A little background (good question): To the best of our knowledge, there's no such thing as gravity "on" something; all gravity is *between* things. Think of it like magnetism (in fact, if you change the constants and swap charge and mass, the formulae for computing magnetic attraction and gravitational attraction are the same). When the Earth's gravity imparts momentum to an object (an apple you drop, say), the apple's gravity imparts the same momentum on the Earth. Of course, since momentum is mass times velocity, and the Earth masses ludicrously more than an apple, the delta-V of the Earth is basically imperceptible. Momentum is still conserved, though.
Now, as far as a space drive goes... we can't use gravity as a drive right now, because it always just pulls towards nearby massive objects (and because we can't control it in any way).
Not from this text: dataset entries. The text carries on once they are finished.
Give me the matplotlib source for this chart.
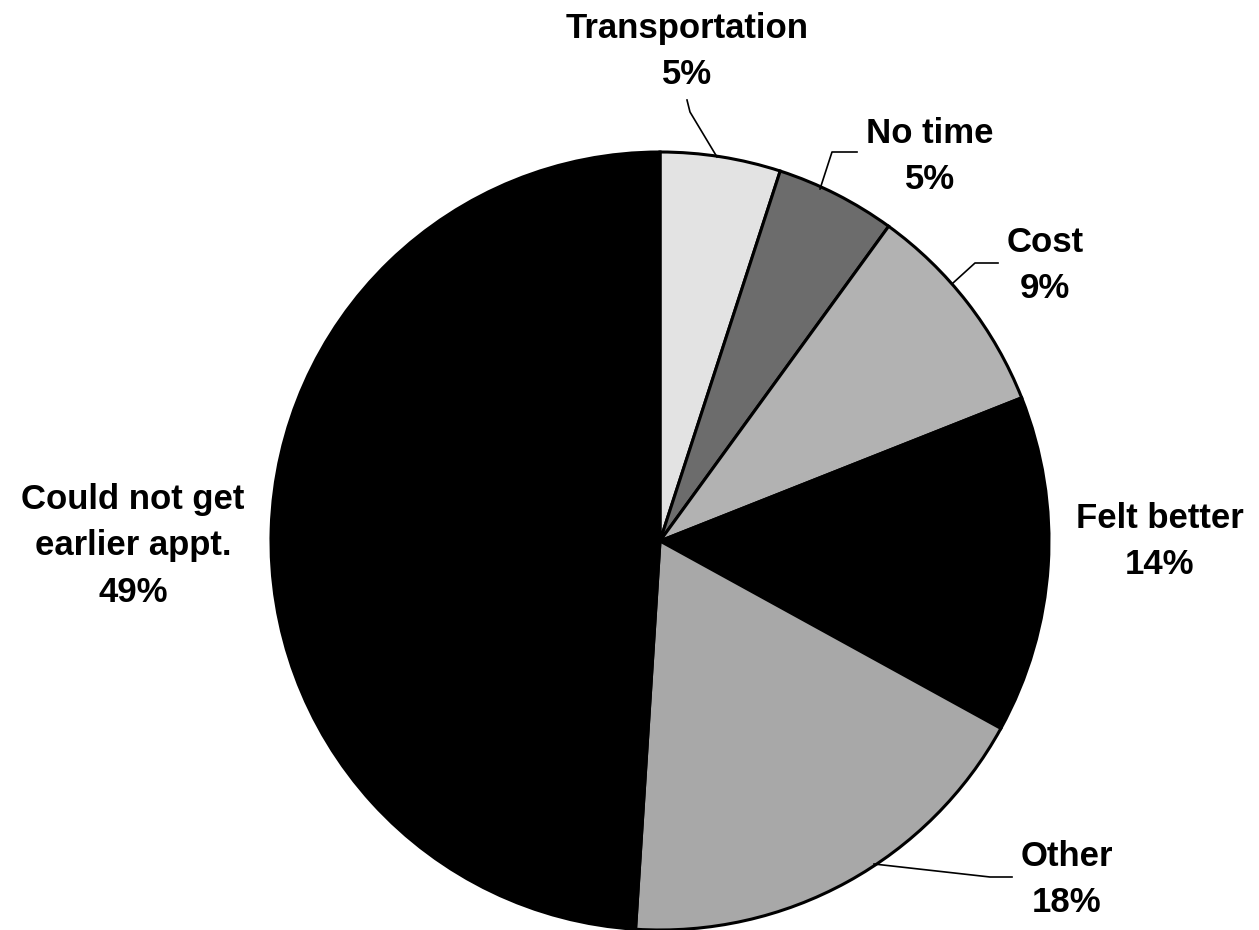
import matplotlib
matplotlib.use('Agg')
import matplotlib.pyplot as plt

# reasons for missed follow-up, share of respondents (%)
reasons = ['Transportation', 'No time', 'Cost', 'Felt better', 'Other',
           'Could not get\nearlier appt.']
shares = [5, 5, 9, 14, 18, 49]
shades = ['#e3e3e3', '#6c6c6c', '#b2b2b2', '#000000', '#a8a8a8', '#000000']

# label anchors (pixel coords, y from top) and leader line paths
label_pos = [(687, 52), (930, 157), (1045, 266), (1160, 541), (1067, 880), (133, 546)]
leaders = [
    [(687, 100), (690, 112), (717, 157)],
    [(857, 152), (832, 152), (820, 189)],
    [(998, 263), (975, 263), (953, 283)],
    None,
    [(874, 864), (990, 877), (1012, 877)],
    None,
]

W, H = 1259, 930
fig = plt.figure(figsize=(W / 100, H / 100), dpi=100)
ax = fig.add_axes([0, 0, 1, 1])

ax.pie(shares, colors=shades, startangle=90, counterclock=False,
       center=(660, H - 541), radius=389, frame=True,
       wedgeprops=dict(edgecolor='black', linewidth=2.2))
ax.set_xlim(0, W)
ax.set_ylim(0, H)
ax.set_aspect('equal')
ax.axis('off')

for name, val, (x, y), path in zip(reasons, shares, label_pos, leaders):
    ax.text(x, H - y, f'{name}\n{val}%', ha='center', va='center',
            fontsize=25, fontweight='bold', family='Liberation Sans',
            linespacing=1.5, color='black')
    if path:
        ax.plot([p[0] for p in path], [H - p[1] for p in path],
                color='black', linewidth=1.2)

fig.savefig('out.png', dpi=100, facecolor='white')
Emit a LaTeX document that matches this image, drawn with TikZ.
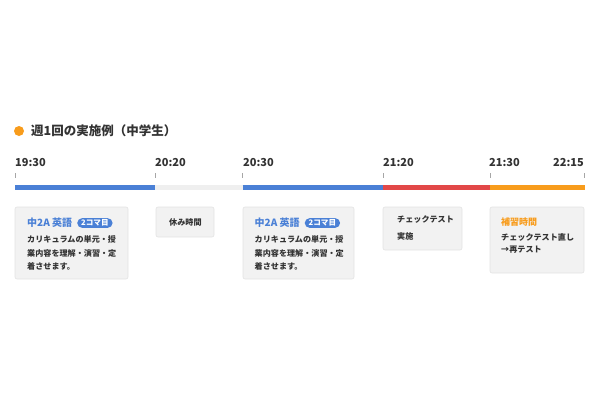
\documentclass[tikz,border=0pt]{standalone}
\usepackage{fontspec}
\setmainfont{Noto Sans CJK JP}
\usetikzlibrary{positioning}
\definecolor{cblue}{HTML}{4A80D6}
\definecolor{cred}{HTML}{E24848}
\definecolor{corange}{HTML}{F89C1C}
\definecolor{cgraybar}{HTML}{EFEFEF}
\definecolor{ctext}{HTML}{333333}
\definecolor{cboxfill}{HTML}{F2F2F2}
\definecolor{cboxline}{HTML}{E2E2E2}
\tikzset{
  card/.style={draw=cboxline, fill=cboxfill, rounded corners=2pt, line width=0.6pt},
  txt/.style={anchor=west, inner sep=0pt, text=ctext, font=\bfseries\fontsize{8.1}{10}\selectfont},
  timelbl/.style={anchor=west, inner sep=0pt, text=ctext, font=\bfseries\fontsize{11}{13}\selectfont},
  tick/.style={draw=gray!70, line width=0.6pt},
  seg/.style={line width=5pt},
  ctitle/.style={anchor=west, inner sep=0pt, font=\bfseries\fontsize{10}{12}\selectfont},
  badge/.style={anchor=west, fill=cblue, text=white, rounded corners=5pt, inner xsep=4pt, inner ysep=1.5pt, font=\bfseries\fontsize{7.6}{8.5}\selectfont}
}
\begin{document}
\begin{tikzpicture}[x=1pt,y=-1pt]
\useasboundingbox (0,0) rectangle (600,400);
% title
\fill[corange] (19,131) circle (5);
\node[anchor=west, inner sep=0pt, text=ctext, font=\bfseries\fontsize{12.5}{14}\selectfont] (title) at (31,131) {週1回の実施例（中学生）};
% time labels
\node[timelbl] (t1) at (15,163) {19:30};
\node[timelbl] (t2) at (155,163) {20:20};
\node[timelbl] (t3) at (243,163) {20:30};
\node[timelbl] (t4) at (383,163) {21:20};
\node[timelbl] (t5) at (489,163) {21:30};
\node[timelbl] (t6) at (553,163) {22:15};
% ticks
\foreach \x/\n in {15/a,155/b,242.5/c,383/d,490/e,584.5/f}{
  \coordinate (k\n) at (\x,173);
  \coordinate (m\n) at (\x,187.5);
  \draw[tick] (\x,173) -- (\x,178);
}
% bar
\draw[seg, cblue] (ma) -- (mb);
\draw[seg, cgraybar] (mb) -- (mc);
\draw[seg, cblue] (mc) -- (md);
\draw[seg, cred] (md) -- (me);
\draw[seg, corange] (me) -- (mf);
% cards
\draw[card] (15,207) rectangle (128,279);
\draw[card] (156,207) rectangle (214,237);
\draw[card] (243,207) rectangle (354,279);
\draw[card] (383,207) rectangle (462,250);
\draw[card] (490,207) rectangle (584,273);
% card 1
\node[ctitle, text=cblue] (c1t) at (27,223) {中2A 英語};
\node[badge] (c1b) at (77,223) {2コマ目};
\node[txt] (c1l1) at (27,239.5) {カリキュラムの単元・授};
\node[txt] (c1l2) at (27,253) {業内容を理解・演習・定};
\node[txt] (c1l3) at (27,266.5) {着させます。};
% card 2
\node[txt] (c2) at (169,222) {休み時間};
% card 3
\node[ctitle, text=cblue] (c3t) at (254.5,223) {中2A 英語};
\node[badge] (c3b) at (304.5,223) {2コマ目};
\node[txt] (c3l1) at (254.5,239.5) {カリキュラムの単元・授};
\node[txt] (c3l2) at (254.5,253) {業内容を理解・演習・定};
\node[txt] (c3l3) at (254.5,266.5) {着させます。};
% card 4
\node[txt] (c4l1) at (397,220) {チェックテスト};
\node[txt] (c4l2) at (397,236) {実施};
% card 5
\node[ctitle, text=corange, font=\bfseries\fontsize{9}{11}\selectfont] (c5t) at (501,222) {補習時間};
\node[txt] (c5l1) at (501,237.5) {チェックテスト直し};
\node[txt] (c5l2) at (501,249.5) {→再テスト};
\end{tikzpicture}
\end{document}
We can accelerate using gravity - you've probably heard how some space probes would "slingshot" around massive planets to gain a lot of speed on a different vector - but in order to do that we first need an acceleration that we create ourselves, so that we don't just fall straight down the gravity well.
So yes, gravity imparts momentum (to both spacecraft and the planets they slingshot around) without *itself* involving a high-momentum exhaust... but only because the spacecraft already had a lot of momentum in the correct direction for the maneuver. Getting *that* momentum has, so far, always required an exhaust.
There are other options for generating thrust in space - light drives (the "exhaust" is just massless photons) and solar sails (where the high-momentum particles come from something else, like a star), for example - but neither are currently practical. Of course, even if the EmDrive happens to really work (which the experiments support but have definitely not yet proven) it isn't yet practical either. NASA has tested a *lot* of experimental drive types. However, at this time, all of the ones that have actually flown are reaction drives (throw something out the back of the ship, get an equal and opposite reaction forward). That may change at some point in the future, though.